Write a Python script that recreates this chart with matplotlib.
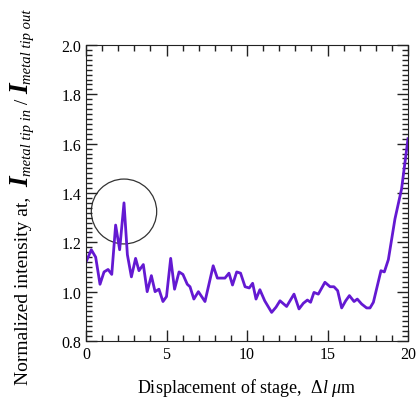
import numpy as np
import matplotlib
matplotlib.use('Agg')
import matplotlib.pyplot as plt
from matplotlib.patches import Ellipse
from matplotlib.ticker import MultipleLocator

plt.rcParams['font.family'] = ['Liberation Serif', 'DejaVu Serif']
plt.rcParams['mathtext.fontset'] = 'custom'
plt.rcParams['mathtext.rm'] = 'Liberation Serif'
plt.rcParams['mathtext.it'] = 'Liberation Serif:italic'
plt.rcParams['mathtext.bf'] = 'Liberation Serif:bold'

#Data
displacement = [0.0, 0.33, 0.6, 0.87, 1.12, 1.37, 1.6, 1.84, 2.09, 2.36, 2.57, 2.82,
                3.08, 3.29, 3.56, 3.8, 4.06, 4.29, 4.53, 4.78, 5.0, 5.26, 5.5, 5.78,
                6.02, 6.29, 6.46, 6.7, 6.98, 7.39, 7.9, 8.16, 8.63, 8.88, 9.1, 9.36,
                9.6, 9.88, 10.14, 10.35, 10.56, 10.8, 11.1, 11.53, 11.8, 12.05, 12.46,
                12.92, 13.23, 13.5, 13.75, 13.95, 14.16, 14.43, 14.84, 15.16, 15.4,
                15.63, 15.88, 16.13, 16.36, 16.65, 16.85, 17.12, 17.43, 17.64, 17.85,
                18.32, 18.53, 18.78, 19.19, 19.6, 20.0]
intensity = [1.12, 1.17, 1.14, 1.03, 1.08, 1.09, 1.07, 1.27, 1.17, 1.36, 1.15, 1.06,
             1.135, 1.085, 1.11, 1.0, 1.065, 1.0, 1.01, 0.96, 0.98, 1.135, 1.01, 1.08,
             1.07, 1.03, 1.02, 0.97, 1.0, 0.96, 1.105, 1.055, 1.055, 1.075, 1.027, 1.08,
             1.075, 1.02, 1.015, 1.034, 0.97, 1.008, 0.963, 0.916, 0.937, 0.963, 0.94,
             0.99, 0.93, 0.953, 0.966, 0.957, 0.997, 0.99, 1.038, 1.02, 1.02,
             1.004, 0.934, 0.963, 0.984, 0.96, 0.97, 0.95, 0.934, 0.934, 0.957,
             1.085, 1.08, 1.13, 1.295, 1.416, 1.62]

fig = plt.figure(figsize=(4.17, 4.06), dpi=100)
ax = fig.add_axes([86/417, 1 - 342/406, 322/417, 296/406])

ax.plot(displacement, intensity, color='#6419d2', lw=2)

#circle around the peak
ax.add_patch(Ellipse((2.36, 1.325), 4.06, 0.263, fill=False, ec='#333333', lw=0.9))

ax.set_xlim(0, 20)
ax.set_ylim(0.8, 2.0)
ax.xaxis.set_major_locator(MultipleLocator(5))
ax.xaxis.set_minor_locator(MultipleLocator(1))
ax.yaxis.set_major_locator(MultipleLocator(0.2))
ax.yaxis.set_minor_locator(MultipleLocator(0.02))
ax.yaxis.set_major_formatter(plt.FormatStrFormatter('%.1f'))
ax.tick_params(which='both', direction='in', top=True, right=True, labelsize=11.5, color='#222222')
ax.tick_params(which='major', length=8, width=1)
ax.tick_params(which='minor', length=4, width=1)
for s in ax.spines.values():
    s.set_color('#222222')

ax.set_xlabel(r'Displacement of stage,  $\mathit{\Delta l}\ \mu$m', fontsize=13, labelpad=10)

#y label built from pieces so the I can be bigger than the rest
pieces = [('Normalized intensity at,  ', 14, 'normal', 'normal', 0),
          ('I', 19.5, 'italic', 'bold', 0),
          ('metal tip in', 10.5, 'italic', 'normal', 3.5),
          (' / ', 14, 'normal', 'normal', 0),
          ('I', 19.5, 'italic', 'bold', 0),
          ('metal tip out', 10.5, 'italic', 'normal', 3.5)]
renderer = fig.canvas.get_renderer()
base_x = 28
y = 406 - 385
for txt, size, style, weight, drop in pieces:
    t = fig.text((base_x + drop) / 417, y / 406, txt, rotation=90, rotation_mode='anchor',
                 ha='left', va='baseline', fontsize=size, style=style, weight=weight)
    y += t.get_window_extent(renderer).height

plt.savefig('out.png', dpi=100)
▬▬▬▬▬▬
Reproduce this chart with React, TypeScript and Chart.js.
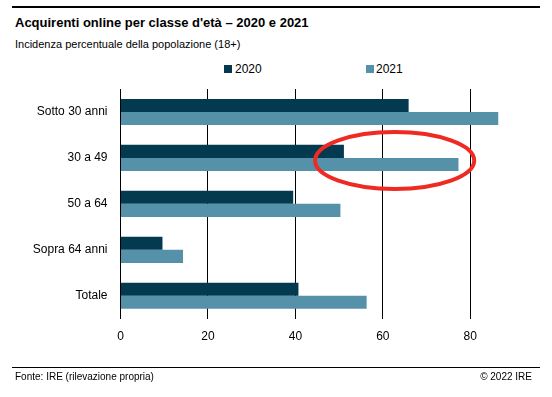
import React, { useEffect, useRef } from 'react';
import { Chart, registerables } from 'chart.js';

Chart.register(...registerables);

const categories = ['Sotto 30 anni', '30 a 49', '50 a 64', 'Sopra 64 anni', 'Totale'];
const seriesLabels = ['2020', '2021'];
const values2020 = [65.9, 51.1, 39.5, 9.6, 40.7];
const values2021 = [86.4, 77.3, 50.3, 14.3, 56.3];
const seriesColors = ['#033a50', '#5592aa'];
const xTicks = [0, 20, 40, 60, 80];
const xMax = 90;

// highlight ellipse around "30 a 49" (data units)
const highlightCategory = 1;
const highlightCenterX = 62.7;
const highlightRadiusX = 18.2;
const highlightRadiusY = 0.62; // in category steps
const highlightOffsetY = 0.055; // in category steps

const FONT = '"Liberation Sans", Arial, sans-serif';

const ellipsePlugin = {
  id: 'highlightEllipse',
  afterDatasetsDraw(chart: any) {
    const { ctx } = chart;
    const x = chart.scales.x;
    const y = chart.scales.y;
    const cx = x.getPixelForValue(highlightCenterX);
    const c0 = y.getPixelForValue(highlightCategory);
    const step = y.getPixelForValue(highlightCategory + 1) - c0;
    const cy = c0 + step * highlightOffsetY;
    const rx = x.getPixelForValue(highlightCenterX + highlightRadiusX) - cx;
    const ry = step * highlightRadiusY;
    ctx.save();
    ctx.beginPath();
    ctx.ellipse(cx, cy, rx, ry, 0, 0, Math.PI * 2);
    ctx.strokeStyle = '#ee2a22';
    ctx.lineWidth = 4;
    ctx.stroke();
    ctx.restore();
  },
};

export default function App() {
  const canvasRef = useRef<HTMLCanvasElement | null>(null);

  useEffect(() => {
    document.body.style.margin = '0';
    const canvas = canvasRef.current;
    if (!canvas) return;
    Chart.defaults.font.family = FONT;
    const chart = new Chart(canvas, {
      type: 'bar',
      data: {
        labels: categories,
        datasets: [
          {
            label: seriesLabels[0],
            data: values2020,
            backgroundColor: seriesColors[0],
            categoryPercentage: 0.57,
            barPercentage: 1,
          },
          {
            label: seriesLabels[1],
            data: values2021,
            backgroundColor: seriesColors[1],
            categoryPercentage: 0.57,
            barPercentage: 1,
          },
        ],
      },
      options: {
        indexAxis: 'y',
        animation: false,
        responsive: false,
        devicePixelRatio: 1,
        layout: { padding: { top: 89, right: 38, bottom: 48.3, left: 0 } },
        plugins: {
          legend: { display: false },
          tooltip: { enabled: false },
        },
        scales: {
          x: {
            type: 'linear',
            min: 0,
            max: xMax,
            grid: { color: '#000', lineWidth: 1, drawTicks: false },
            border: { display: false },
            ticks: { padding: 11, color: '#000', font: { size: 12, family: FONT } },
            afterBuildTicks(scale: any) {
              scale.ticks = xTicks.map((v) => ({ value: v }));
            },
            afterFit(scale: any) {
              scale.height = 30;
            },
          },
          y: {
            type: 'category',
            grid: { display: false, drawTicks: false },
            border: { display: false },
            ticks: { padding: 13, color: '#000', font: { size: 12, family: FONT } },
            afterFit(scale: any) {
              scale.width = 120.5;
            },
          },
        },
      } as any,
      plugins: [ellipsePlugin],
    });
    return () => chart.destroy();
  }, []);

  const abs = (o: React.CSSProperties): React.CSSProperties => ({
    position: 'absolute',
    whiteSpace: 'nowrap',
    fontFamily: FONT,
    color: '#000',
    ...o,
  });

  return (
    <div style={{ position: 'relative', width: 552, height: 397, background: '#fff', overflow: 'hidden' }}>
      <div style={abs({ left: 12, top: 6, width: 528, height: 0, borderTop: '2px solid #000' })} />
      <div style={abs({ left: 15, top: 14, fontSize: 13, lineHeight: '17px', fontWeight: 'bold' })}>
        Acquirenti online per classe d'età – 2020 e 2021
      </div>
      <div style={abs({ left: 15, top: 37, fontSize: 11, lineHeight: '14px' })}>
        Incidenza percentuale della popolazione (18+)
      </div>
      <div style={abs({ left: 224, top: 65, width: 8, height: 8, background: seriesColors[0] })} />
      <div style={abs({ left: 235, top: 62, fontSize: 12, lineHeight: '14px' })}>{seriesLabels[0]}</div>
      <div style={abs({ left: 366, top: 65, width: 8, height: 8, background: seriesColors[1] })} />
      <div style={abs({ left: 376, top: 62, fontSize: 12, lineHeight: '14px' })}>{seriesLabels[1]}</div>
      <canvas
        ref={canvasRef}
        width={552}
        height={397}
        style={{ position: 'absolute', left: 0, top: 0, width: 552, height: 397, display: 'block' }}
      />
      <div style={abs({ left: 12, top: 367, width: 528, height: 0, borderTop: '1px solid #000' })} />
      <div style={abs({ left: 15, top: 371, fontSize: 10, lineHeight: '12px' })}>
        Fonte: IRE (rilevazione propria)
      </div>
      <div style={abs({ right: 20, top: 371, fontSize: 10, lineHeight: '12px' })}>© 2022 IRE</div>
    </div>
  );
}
▬▬▬▬▬▬
### EXERCISE DIRECTIONS
Leave out the pictures and transcribe exactly the lines from the one containing "Write a Python" through the one containing "ax = fig.add_axes([86/417, 1".

### COMPLETE ANSWER
Write a Python script that recreates this chart with matplotlib.
import numpy as np
import matplotlib
matplotlib.use('Agg')
import matplotlib.pyplot as plt
from matplotlib.patches import Ellipse
from matplotlib.ticker import MultipleLocator

plt.rcParams['font.family'] = ['Liberation Serif', 'DejaVu Serif']
plt.rcParams['mathtext.fontset'] = 'custom'
plt.rcParams['mathtext.rm'] = 'Liberation Serif'
plt.rcParams['mathtext.it'] = 'Liberation Serif:italic'
plt.rcParams['mathtext.bf'] = 'Liberation Serif:bold'

#Data
displacement = [0.0, 0.33, 0.6, 0.87, 1.12, 1.37, 1.6, 1.84, 2.09, 2.36, 2.57, 2.82,
                3.08, 3.29, 3.56, 3.8, 4.06, 4.29, 4.53, 4.78, 5.0, 5.26, 5.5, 5.78,
                6.02, 6.29, 6.46, 6.7, 6.98, 7.39, 7.9, 8.16, 8.63, 8.88, 9.1, 9.36,
                9.6, 9.88, 10.14, 10.35, 10.56, 10.8, 11.1, 11.53, 11.8, 12.05, 12.46,
                12.92, 13.23, 13.5, 13.75, 13.95, 14.16, 14.43, 14.84, 15.16, 15.4,
                15.63, 15.88, 16.13, 16.36, 16.65, 16.85, 17.12, 17.43, 17.64, 17.85,
                18.32, 18.53, 18.78, 19.19, 19.6, 20.0]
intensity = [1.12, 1.17, 1.14, 1.03, 1.08, 1.09, 1.07, 1.27, 1.17, 1.36, 1.15, 1.06,
             1.135, 1.085, 1.11, 1.0, 1.065, 1.0, 1.01, 0.96, 0.98, 1.135, 1.01, 1.08,
             1.07, 1.03, 1.02, 0.97, 1.0, 0.96, 1.105, 1.055, 1.055, 1.075, 1.027, 1.08,
             1.075, 1.02, 1.015, 1.034, 0.97, 1.008, 0.963, 0.916, 0.937, 0.963, 0.94,
             0.99, 0.93, 0.953, 0.966, 0.957, 0.997, 0.99, 1.038, 1.02, 1.02,
             1.004, 0.934, 0.963, 0.984, 0.96, 0.97, 0.95, 0.934, 0.934, 0.957,
             1.085, 1.08, 1.13, 1.295, 1.416, 1.62]

fig = plt.figure(figsize=(4.17, 4.06), dpi=100)
ax = fig.add_axes([86/417, 1 - 342/406, 322/417, 296/406])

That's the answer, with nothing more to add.